Write out the entire listing below exactly, with the pictures left out.

▶ SUPPLIED MATERIAL:
* * *
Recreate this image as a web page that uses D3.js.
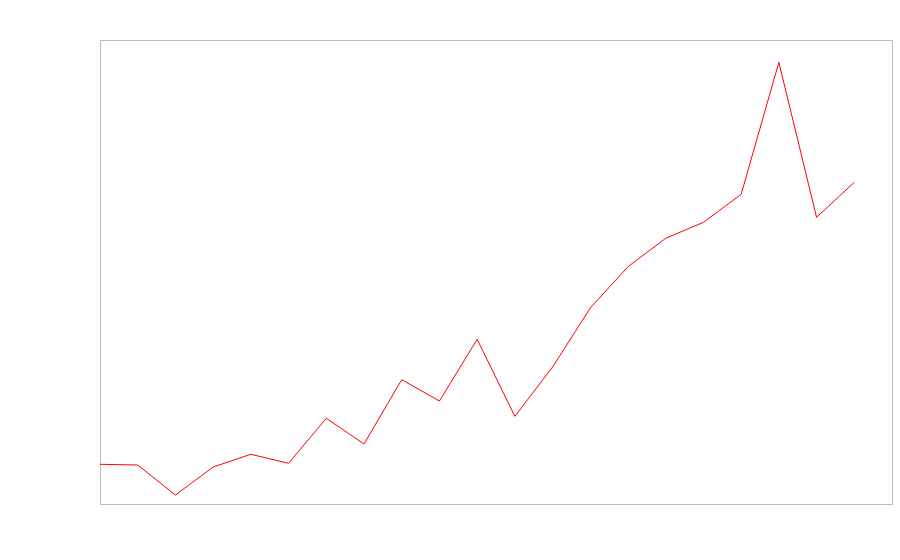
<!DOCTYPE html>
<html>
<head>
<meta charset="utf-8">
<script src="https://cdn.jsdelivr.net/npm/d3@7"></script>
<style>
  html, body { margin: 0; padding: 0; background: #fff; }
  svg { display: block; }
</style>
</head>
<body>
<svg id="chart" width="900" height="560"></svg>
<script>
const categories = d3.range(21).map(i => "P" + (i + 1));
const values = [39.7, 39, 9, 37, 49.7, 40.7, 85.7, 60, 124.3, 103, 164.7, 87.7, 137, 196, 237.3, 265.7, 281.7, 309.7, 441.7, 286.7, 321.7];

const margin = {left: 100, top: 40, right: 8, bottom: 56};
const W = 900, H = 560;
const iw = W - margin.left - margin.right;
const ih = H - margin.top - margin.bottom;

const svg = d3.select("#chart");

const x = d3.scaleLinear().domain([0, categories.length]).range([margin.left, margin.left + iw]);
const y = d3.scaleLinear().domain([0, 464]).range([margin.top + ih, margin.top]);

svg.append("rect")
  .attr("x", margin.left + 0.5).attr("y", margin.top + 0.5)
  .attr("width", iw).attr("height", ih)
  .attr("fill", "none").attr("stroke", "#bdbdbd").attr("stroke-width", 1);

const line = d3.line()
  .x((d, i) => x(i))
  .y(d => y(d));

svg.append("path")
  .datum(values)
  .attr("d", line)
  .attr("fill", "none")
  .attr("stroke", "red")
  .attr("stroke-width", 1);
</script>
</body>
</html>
* * *
▶ RESULT OF THIS EXERCISE:
Recreate this image as a web page that uses D3.js.
<!DOCTYPE html>
<html>
<head>
<meta charset="utf-8">
<script src="https://cdn.jsdelivr.net/npm/d3@7"></script>
<style>
  html, body { margin: 0; padding: 0; background: #fff; }
  svg { display: block; }
</style>
</head>
<body>
<svg id="chart" width="900" height="560"></svg>
<script>
const categories = d3.range(21).map(i => "P" + (i + 1));
const values = [39.7, 39, 9, 37, 49.7, 40.7, 85.7, 60, 124.3, 103, 164.7, 87.7, 137, 196, 237.3, 265.7, 281.7, 309.7, 441.7, 286.7, 321.7];

const margin = {left: 100, top: 40, right: 8, bottom: 56};
const W = 900, H = 560;
const iw = W - margin.left - margin.right;
const ih = H - margin.top - margin.bottom;

const svg = d3.select("#chart");

const x = d3.scaleLinear().domain([0, categories.length]).range([margin.left, margin.left + iw]);
const y = d3.scaleLinear().domain([0, 464]).range([margin.top + ih, margin.top]);

svg.append("rect")
  .attr("x", margin.left + 0.5).attr("y", margin.top + 0.5)
  .attr("width", iw).attr("height", ih)
  .attr("fill", "none").attr("stroke", "#bdbdbd").attr("stroke-width", 1);

const line = d3.line()
  .x((d, i) => x(i))
  .y(d => y(d));

svg.append("path")
  .datum(values)
  .attr("d", line)
  .attr("fill", "none")
  .attr("stroke", "red")
  .attr("stroke-width", 1);
</script>
</body>
</html>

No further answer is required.